** BEGIN DATA SECTION **

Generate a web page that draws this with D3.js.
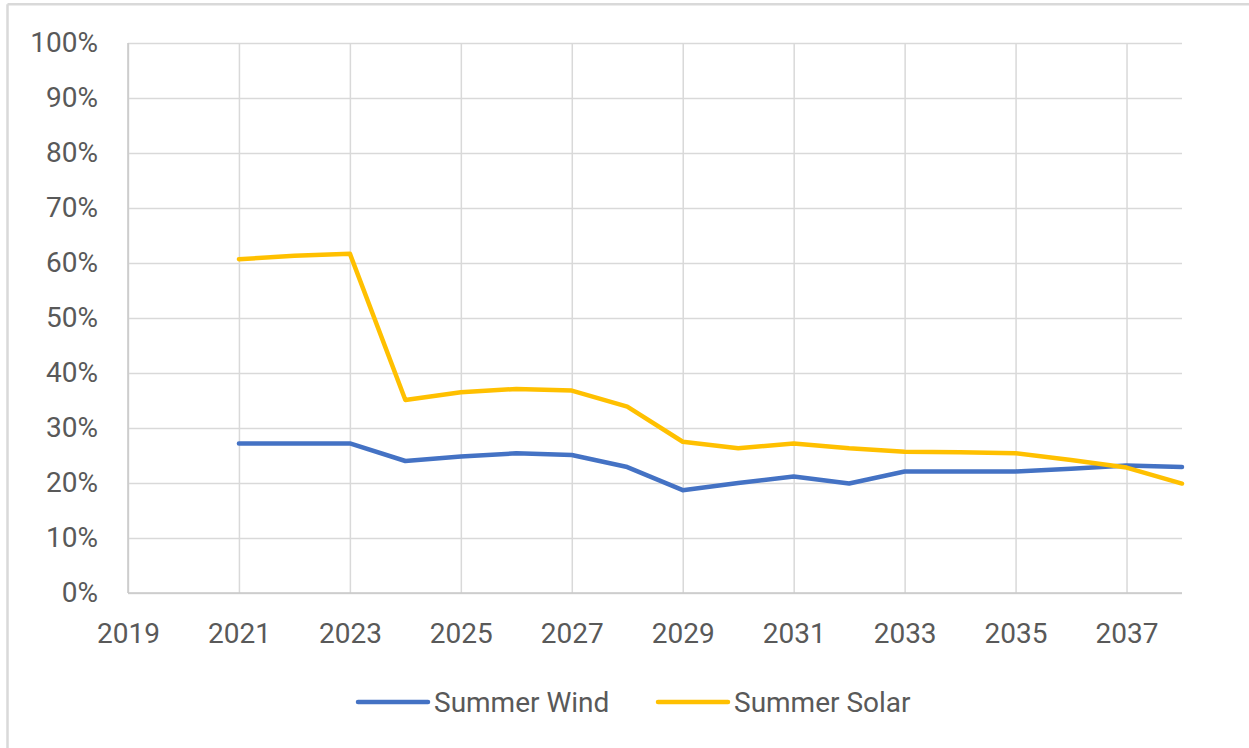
<!DOCTYPE html>
<html>
<head>
<meta charset="utf-8">
<script src="https://cdn.jsdelivr.net/npm/d3@7"></script>
<style>
  body { margin: 0; background: #fff; }
  #chart { width: 1249px; height: 748px; }
</style>
</head>
<body>
<div id="chart"></div>
<script>
const years = [2021, 2022, 2023, 2024, 2025, 2026, 2027, 2028, 2029, 2030, 2031, 2032, 2033, 2034, 2035, 2036, 2037, 2038];
const summerWind = [0.272, 0.272, 0.272, 0.240, 0.248, 0.254, 0.251, 0.229, 0.187, 0.200, 0.212, 0.199, 0.221, 0.221, 0.221, 0.226, 0.232, 0.229];
const summerSolar = [0.607, 0.613, 0.617, 0.351, 0.365, 0.371, 0.368, 0.339, 0.275, 0.263, 0.272, 0.263, 0.257, 0.256, 0.254, 0.242, 0.228, 0.199];
const xTicks = [2019, 2021, 2023, 2025, 2027, 2029, 2031, 2033, 2035, 2037];
const yTicks = [0, 0.1, 0.2, 0.3, 0.4, 0.5, 0.6, 0.7, 0.8, 0.9, 1.0];
const seriesNames = ["Summer Wind", "Summer Solar"];
const seriesColors = ["#4472C4", "#FFC000"];

function drawChart(width, height) {
  const margin = { top: 43, right: 67, bottom: 155, left: 128 };
  const innerWidth = width - margin.left - margin.right;
  const innerHeight = height - margin.top - margin.bottom;
  const font = "Roboto, 'Open Sans', sans-serif";

  const root = d3.select("#chart")
    .append("svg")
    .attr("width", width)
    .attr("height", height)
    .attr("viewBox", `0 0 ${width} ${height}`);

  // outer frame (only top and left edges show in the crop)
  root.append("line")
    .attr("x1", 7.5).attr("x2", width)
    .attr("y1", 4.3).attr("y2", 4.3)
    .attr("stroke", "#d9d9d9").attr("stroke-width", 2.5);
  root.append("line")
    .attr("x1", 7.5).attr("x2", 7.5)
    .attr("y1", 4.3).attr("y2", height)
    .attr("stroke", "#d9d9d9").attr("stroke-width", 2.5);

  const svg = root.append("g")
    .attr("transform", `translate(${margin.left},${margin.top})`);

  const xScale = d3.scaleLinear()
    .domain([2019, 2038])
    .range([0, innerWidth]);

  const yScale = d3.scaleLinear()
    .domain([0, 1])
    .range([innerHeight, 0]);

  // horizontal grid
  svg.append("g")
    .attr("class", "grid")
    .call(d3.axisLeft(yScale)
      .tickValues(yTicks)
      .tickSize(-innerWidth)
      .tickFormat(""))
    .call(g => g.select(".domain").remove())
    .selectAll(".tick line")
    .attr("stroke", "#d9d9d9")
    .attr("stroke-width", 1.5);

  // vertical grid
  svg.append("g")
    .attr("class", "grid")
    .attr("transform", `translate(0,${innerHeight})`)
    .call(d3.axisBottom(xScale)
      .tickValues(xTicks)
      .tickSize(-innerHeight)
      .tickFormat(""))
    .call(g => g.select(".domain").remove())
    .selectAll(".tick line")
    .attr("stroke", "#d9d9d9")
    .attr("stroke-width", 1.5);

  // axis lines
  svg.append("line")
    .attr("x1", 0).attr("x2", innerWidth)
    .attr("y1", yScale(0)).attr("y2", yScale(0))
    .attr("stroke", "#c8c8c8").attr("stroke-width", 1.5);
  svg.append("line")
    .attr("x1", xScale(2019)).attr("x2", xScale(2019))
    .attr("y1", 0).attr("y2", innerHeight)
    .attr("stroke", "#c8c8c8").attr("stroke-width", 1.5);

  const xAxis = svg.append("g")
    .attr("transform", `translate(0,${innerHeight})`)
    .call(d3.axisBottom(xScale)
      .tickValues(xTicks)
      .tickSize(0)
      .tickPadding(30)
      .tickFormat(d3.format("d")));
  xAxis.select(".domain").remove();
  xAxis.selectAll("text")
    .attr("fill", "#595959")
    .style("font-family", font)
    .style("font-size", "28px");

  const yAxis = svg.append("g")
    .call(d3.axisLeft(yScale)
      .tickValues(yTicks)
      .tickSize(0)
      .tickPadding(30)
      .tickFormat(d3.format(".0%")));
  yAxis.select(".domain").remove();
  yAxis.selectAll("text")
    .attr("fill", "#595959")
    .style("font-family", font)
    .style("font-size", "28px");

  const line = d3.line()
    .x(d => xScale(d.year))
    .y(d => yScale(d.value));

  [summerWind, summerSolar].forEach((values, i) => {
    svg.append("path")
      .datum(years.map((year, j) => ({ year, value: values[j] })))
      .attr("fill", "none")
      .attr("stroke", seriesColors[i])
      .attr("stroke-width", 4.5)
      .attr("stroke-linejoin", "round")
      .attr("stroke-linecap", "round")
      .attr("d", line);
  });

  // legend
  const legendX = [358, 658];
  const legendY = 702;
  const legend = root.append("g");
  seriesNames.forEach((name, i) => {
    legend.append("line")
      .attr("x1", legendX[i]).attr("x2", legendX[i] + 70)
      .attr("y1", legendY).attr("y2", legendY)
      .attr("stroke", seriesColors[i])
      .attr("stroke-width", 4.5)
      .attr("stroke-linecap", "round");
    legend.append("text")
      .attr("x", legendX[i] + 76)
      .attr("y", legendY)
      .attr("dy", "0.35em")
      .attr("fill", "#595959")
      .style("font-family", font)
      .style("font-size", "28px")
      .text(name);
  });
}

drawChart(1249, 748);
</script>
</body>
</html>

** END DATA SECTION **

◆ **REQUIRED TASK**
In the copy, include no pictures; restate the listing above exactly.

◆ **CORRECT RESULT**
Generate a web page that draws this with D3.js.
<!DOCTYPE html>
<html>
<head>
<meta charset="utf-8">
<script src="https://cdn.jsdelivr.net/npm/d3@7"></script>
<style>
  body { margin: 0; background: #fff; }
  #chart { width: 1249px; height: 748px; }
</style>
</head>
<body>
<div id="chart"></div>
<script>
const years = [2021, 2022, 2023, 2024, 2025, 2026, 2027, 2028, 2029, 2030, 2031, 2032, 2033, 2034, 2035, 2036, 2037, 2038];
const summerWind = [0.272, 0.272, 0.272, 0.240, 0.248, 0.254, 0.251, 0.229, 0.187, 0.200, 0.212, 0.199, 0.221, 0.221, 0.221, 0.226, 0.232, 0.229];
const summerSolar = [0.607, 0.613, 0.617, 0.351, 0.365, 0.371, 0.368, 0.339, 0.275, 0.263, 0.272, 0.263, 0.257, 0.256, 0.254, 0.242, 0.228, 0.199];
const xTicks = [2019, 2021, 2023, 2025, 2027, 2029, 2031, 2033, 2035, 2037];
const yTicks = [0, 0.1, 0.2, 0.3, 0.4, 0.5, 0.6, 0.7, 0.8, 0.9, 1.0];
const seriesNames = ["Summer Wind", "Summer Solar"];
const seriesColors = ["#4472C4", "#FFC000"];

function drawChart(width, height) {
  const margin = { top: 43, right: 67, bottom: 155, left: 128 };
  const innerWidth = width - margin.left - margin.right;
  const innerHeight = height - margin.top - margin.bottom;
  const font = "Roboto, 'Open Sans', sans-serif";

  const root = d3.select("#chart")
    .append("svg")
    .attr("width", width)
    .attr("height", height)
    .attr("viewBox", `0 0 ${width} ${height}`);

  // outer frame (only top and left edges show in the crop)
  root.append("line")
    .attr("x1", 7.5).attr("x2", width)
    .attr("y1", 4.3).attr("y2", 4.3)
    .attr("stroke", "#d9d9d9").attr("stroke-width", 2.5);
  root.append("line")
    .attr("x1", 7.5).attr("x2", 7.5)
    .attr("y1", 4.3).attr("y2", height)
    .attr("stroke", "#d9d9d9").attr("stroke-width", 2.5);

  const svg = root.append("g")
    .attr("transform", `translate(${margin.left},${margin.top})`);

  const xScale = d3.scaleLinear()
    .domain([2019, 2038])
    .range([0, innerWidth]);

  const yScale = d3.scaleLinear()
    .domain([0, 1])
    .range([innerHeight, 0]);

  // horizontal grid
  svg.append("g")
    .attr("class", "grid")
    .call(d3.axisLeft(yScale)
      .tickValues(yTicks)
      .tickSize(-innerWidth)
      .tickFormat(""))
    .call(g => g.select(".domain").remove())
    .selectAll(".tick line")
    .attr("stroke", "#d9d9d9")
    .attr("stroke-width", 1.5);

  // vertical grid
  svg.append("g")
    .attr("class", "grid")
    .attr("transform", `translate(0,${innerHeight})`)
    .call(d3.axisBottom(xScale)
      .tickValues(xTicks)
      .tickSize(-innerHeight)
      .tickFormat(""))
    .call(g => g.select(".domain").remove())
    .selectAll(".tick line")
    .attr("stroke", "#d9d9d9")
    .attr("stroke-width", 1.5);

  // axis lines
  svg.append("line")
    .attr("x1", 0).attr("x2", innerWidth)
    .attr("y1", yScale(0)).attr("y2", yScale(0))
    .attr("stroke", "#c8c8c8").attr("stroke-width", 1.5);
  svg.append("line")
    .attr("x1", xScale(2019)).attr("x2", xScale(2019))
    .attr("y1", 0).attr("y2", innerHeight)
    .attr("stroke", "#c8c8c8").attr("stroke-width", 1.5);

  const xAxis = svg.append("g")
    .attr("transform", `translate(0,${innerHeight})`)
    .call(d3.axisBottom(xScale)
      .tickValues(xTicks)
      .tickSize(0)
      .tickPadding(30)
      .tickFormat(d3.format("d")));
  xAxis.select(".domain").remove();
  xAxis.selectAll("text")
    .attr("fill", "#595959")
    .style("font-family", font)
    .style("font-size", "28px");

  const yAxis = svg.append("g")
    .call(d3.axisLeft(yScale)
      .tickValues(yTicks)
      .tickSize(0)
      .tickPadding(30)
      .tickFormat(d3.format(".0%")));
  yAxis.select(".domain").remove();
  yAxis.selectAll("text")
    .attr("fill", "#595959")
    .style("font-family", font)
    .style("font-size", "28px");

  const line = d3.line()
    .x(d => xScale(d.year))
    .y(d => yScale(d.value));

  [summerWind, summerSolar].forEach((values, i) => {
    svg.append("path")
      .datum(years.map((year, j) => ({ year, value: values[j] })))
      .attr("fill", "none")
      .attr("stroke", seriesColors[i])
      .attr("stroke-width", 4.5)
      .attr("stroke-linejoin", "round")
      .attr("stroke-linecap", "round")
      .attr("d", line);
  });

  // legend
  const legendX = [358, 658];
  const legendY = 702;
  const legend = root.append("g");
  seriesNames.forEach((name, i) => {
    legend.append("line")
      .attr("x1", legendX[i]).attr("x2", legendX[i] + 70)
      .attr("y1", legendY).attr("y2", legendY)
      .attr("stroke", seriesColors[i])
      .attr("stroke-width", 4.5)
      .attr("stroke-linecap", "round");
    legend.append("text")
      .attr("x", legendX[i] + 76)
      .attr("y", legendY)
      .attr("dy", "0.35em")
      .attr("fill", "#595959")
      .style("font-family", font)
      .style("font-size", "28px")
      .text(name);
  });
}

drawChart(1249, 748);
</script>
</body>
</html>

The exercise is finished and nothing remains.